## Data shown
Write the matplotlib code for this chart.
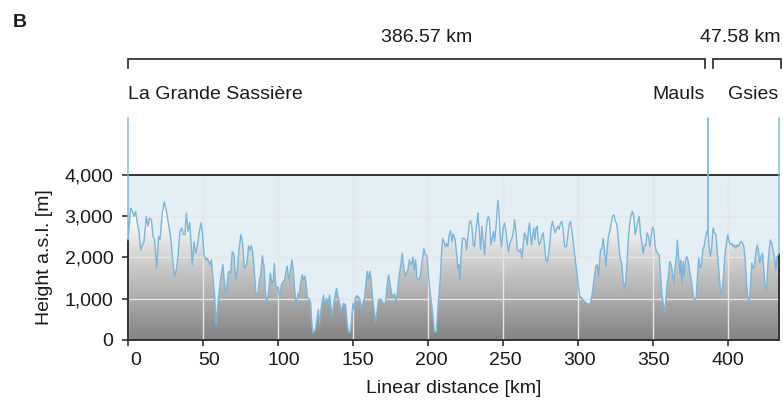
==
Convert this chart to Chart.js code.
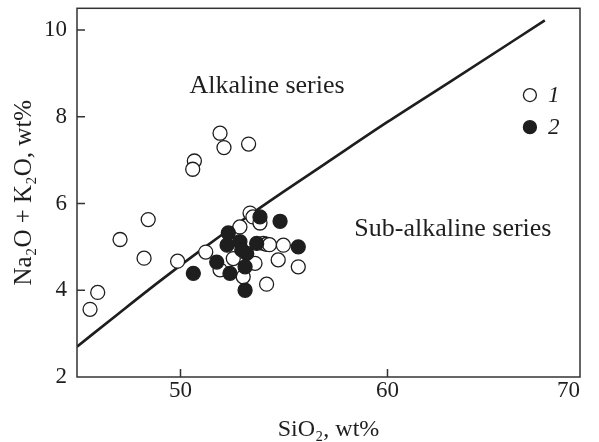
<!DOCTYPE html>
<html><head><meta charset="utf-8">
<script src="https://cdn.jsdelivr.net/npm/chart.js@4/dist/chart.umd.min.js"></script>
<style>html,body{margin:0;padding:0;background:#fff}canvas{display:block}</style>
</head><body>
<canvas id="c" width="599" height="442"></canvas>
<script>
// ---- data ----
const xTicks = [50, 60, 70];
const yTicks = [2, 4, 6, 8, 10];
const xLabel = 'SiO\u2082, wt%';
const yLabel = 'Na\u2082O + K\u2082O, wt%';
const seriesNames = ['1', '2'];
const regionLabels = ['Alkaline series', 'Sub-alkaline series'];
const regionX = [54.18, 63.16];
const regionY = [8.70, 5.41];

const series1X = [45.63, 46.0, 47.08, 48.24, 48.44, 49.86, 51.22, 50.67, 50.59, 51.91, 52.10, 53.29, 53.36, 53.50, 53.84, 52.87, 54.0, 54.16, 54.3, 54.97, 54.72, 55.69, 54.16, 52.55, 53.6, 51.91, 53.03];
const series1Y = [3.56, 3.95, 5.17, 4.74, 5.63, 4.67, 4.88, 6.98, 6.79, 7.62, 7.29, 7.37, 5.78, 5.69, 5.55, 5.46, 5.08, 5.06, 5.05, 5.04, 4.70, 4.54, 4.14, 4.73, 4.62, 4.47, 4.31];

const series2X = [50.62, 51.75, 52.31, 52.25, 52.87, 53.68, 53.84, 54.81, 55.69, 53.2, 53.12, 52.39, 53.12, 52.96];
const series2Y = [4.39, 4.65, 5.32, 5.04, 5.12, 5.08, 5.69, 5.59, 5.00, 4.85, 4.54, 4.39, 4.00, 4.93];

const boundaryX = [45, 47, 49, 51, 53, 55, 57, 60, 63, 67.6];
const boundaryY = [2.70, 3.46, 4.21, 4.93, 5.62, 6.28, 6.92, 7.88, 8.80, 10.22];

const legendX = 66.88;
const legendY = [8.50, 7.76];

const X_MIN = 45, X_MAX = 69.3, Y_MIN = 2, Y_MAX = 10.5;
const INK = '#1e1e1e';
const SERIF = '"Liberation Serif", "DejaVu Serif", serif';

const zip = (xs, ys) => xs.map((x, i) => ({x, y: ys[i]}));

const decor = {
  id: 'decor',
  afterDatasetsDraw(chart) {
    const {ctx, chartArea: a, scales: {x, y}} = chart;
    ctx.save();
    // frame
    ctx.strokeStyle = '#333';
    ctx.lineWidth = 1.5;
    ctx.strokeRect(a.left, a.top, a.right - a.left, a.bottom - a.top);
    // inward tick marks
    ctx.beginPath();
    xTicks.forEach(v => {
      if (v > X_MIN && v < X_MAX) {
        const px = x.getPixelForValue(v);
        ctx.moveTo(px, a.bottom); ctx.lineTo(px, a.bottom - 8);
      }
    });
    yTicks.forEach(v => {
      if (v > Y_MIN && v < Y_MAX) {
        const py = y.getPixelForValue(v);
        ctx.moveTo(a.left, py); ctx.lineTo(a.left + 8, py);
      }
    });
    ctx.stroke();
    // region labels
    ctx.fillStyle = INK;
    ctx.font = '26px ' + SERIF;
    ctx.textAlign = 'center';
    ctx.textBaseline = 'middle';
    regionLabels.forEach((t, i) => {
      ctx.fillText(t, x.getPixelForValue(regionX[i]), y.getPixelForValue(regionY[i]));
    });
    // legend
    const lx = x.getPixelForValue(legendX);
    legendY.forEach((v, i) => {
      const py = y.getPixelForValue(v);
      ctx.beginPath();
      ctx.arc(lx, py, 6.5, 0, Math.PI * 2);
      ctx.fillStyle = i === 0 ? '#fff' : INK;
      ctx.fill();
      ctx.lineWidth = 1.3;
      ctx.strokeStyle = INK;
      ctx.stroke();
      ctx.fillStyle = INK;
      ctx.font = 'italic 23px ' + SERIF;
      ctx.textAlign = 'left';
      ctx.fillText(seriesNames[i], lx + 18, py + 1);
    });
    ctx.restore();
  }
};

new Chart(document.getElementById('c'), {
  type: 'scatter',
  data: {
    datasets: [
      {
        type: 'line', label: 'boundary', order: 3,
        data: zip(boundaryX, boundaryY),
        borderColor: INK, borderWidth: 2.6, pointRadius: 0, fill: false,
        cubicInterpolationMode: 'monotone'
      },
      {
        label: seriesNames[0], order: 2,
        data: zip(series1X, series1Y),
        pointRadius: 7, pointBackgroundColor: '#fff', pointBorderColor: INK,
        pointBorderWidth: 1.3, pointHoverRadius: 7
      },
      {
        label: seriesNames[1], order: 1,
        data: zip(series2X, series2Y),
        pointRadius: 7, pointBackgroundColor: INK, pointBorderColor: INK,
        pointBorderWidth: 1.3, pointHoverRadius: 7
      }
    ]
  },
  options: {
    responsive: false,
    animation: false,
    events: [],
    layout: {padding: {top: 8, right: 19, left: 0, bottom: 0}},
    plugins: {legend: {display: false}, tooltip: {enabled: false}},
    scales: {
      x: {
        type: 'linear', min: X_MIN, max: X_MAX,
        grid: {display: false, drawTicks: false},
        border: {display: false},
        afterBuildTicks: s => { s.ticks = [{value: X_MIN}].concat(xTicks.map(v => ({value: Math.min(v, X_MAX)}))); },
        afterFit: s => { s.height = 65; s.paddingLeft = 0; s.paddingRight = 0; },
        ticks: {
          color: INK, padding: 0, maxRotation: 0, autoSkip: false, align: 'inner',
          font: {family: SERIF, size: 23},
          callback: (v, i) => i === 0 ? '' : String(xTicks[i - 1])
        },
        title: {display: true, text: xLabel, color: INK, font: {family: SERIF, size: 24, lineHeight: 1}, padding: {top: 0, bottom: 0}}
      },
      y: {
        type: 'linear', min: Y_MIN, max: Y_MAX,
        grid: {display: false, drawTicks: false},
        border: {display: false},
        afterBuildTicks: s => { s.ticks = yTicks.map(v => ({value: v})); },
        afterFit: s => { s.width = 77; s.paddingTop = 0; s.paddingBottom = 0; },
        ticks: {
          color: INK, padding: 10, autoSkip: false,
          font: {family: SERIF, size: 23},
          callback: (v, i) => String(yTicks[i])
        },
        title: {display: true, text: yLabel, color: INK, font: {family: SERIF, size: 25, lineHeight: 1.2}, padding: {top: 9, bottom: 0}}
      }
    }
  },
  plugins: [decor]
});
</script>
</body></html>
--
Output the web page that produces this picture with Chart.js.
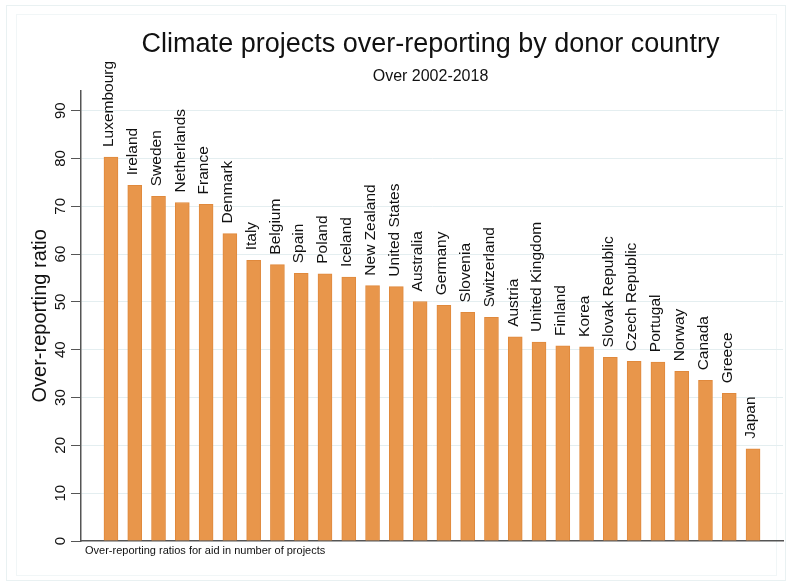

## Work instructions
Find each line in the records holding the string "code" and show it.

## Answer
Write the matplotlib code for this chart.
Convert this chart to Chart.js code.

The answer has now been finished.